Presidential Advisers - The nineteenth-century experience



Two periods of intense involvement in foreign affairs have marked the history of the United States: the nation-forming period, when the new Republic sought to register its independence while the world was being shaken by the mortal conflict of the great powers of the time, France and Great Britain; and the period beginning with World War II, when the United States itself became the world's greatest power. A more striking contrast between two eras could scarcely be imagined, though the simple substitution of the roles of all the powers involved is a start.

In addition to the irrelevance of affairs out-side of North America to the growth of the United States during the nineteenth century, those who would probe the sources of national action are faced with another problem: how to detect and analyze possible connections between domestic influences and foreign policy actions.

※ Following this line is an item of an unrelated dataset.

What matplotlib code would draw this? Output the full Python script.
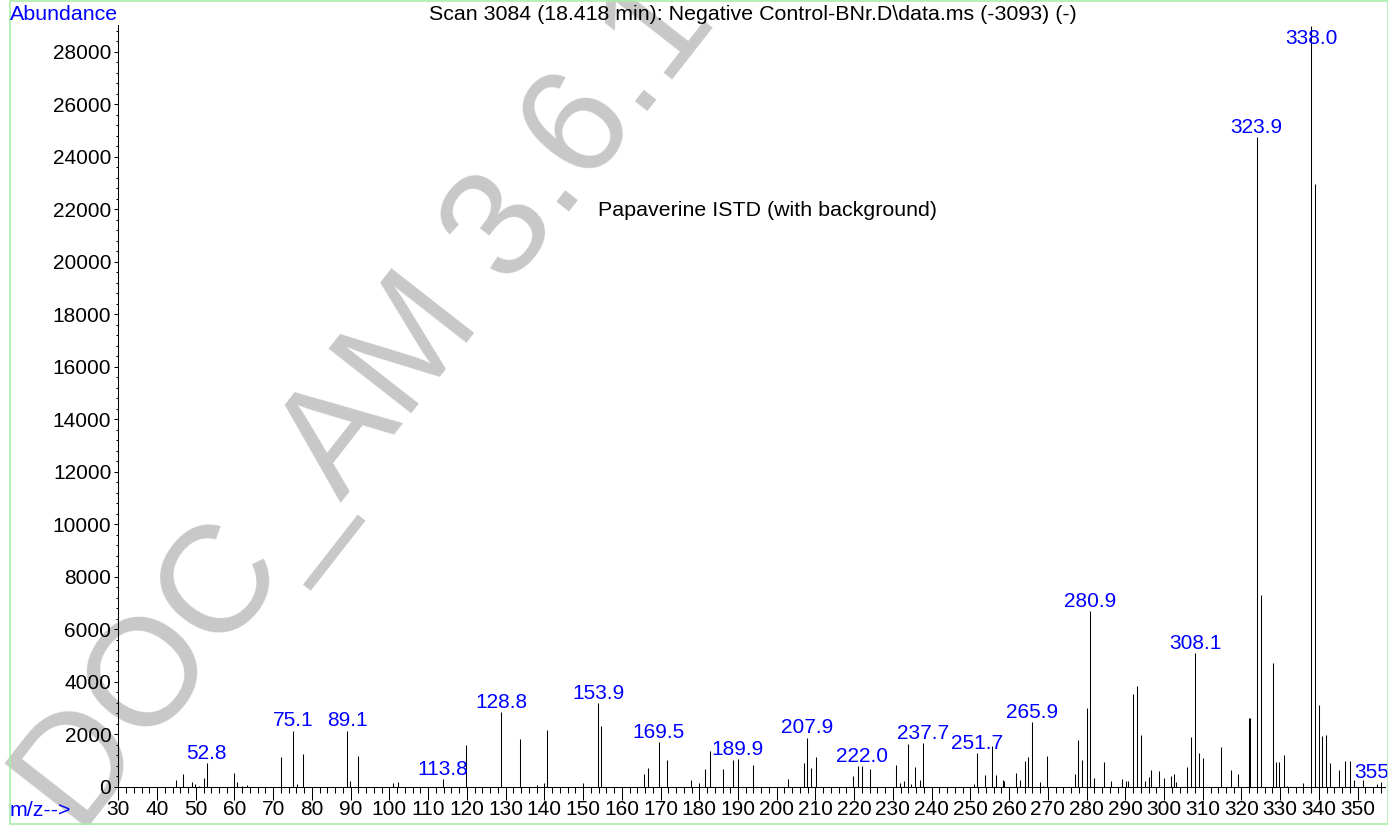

It is probably safe to say of this period, however, that presidents generally felt little need of advice on foreign affairs except from their secretaries of state, and sometimes not even from them.

Some presidents, such as James Madison, acted as their own foreign ministers. Deprived by Senate hostility of his first choice for secretary of state, the able Albert Gallatin, Madison was forced to appoint the incompetent Robert Smith and for a time even found it necessary to rewrite Smith's dispatches. Historians still debate the influence on Madison in 1812 of such war hawks as Henry Clay, John C. Calhoun, and Felix Grundy; but Madison's most perceptive and thorough biographer, Irving Brant, believes that the president reached his own decisions.

President James Monroe, who had been secretary of state under Madison, relied almost exclusively on Secretary of State John Quincy Adams, except for the president's questions to his Virginia friends and predecessors, Jefferson and Madison, during the formulation of what became the Monroe Doctrine. Indeed, Adams, generally recognized as the greatest of all American secretaries of state, was responsible for the two major foreign policy achievements of the Monroe administration. It was Adams who negotiated the Transcontinental Treaty of 1819 (Adams-OnĂ­s Treaty) by which the United States not only acquired Florida but also laid claim to the Oregon territory. And it was Adams who persuaded the president and the cabinet to reject a British offer and instead have the United States alone declare itself the protector of the New World against European interference, and thus was responsible for the doctrine that bore Monroe's name.

President James K. Polk evidently had imbibed the elixir of "manifest destiny" long before John O'Sullivan coined the phrase in an editorial in the Democratic Review (1845). The idea of westward expansion was at least as American as the Declaration of Independence—it had been a fact since 1607—but the war with Mexico to advance it was mostly the president's idea. The accusation "Mr. Polk's war" was undoubtedly accurate.

The Civil War marked an end and a beginning to many things in America, but neither an end nor a beginning to expansionism. William H. Seward, secretary of state under Abraham Lincoln and Andrew Johnson, had in the 1840s believed that "our population is destined to roll its resistless waves to the icy barriers of the north, and to encounter oriental civilization on the shores of the Pacific." Thus he welcomed the suggestion that Russia might be willing to sell Alaska. Presented with an opportunity to expand to "the icy barriers of the north," ostensibly to guarantee Alaskan fishing rights and to repay Russian Unionist sympathy during the war, Seward rushed through a treaty to purchase Alaska in 1867.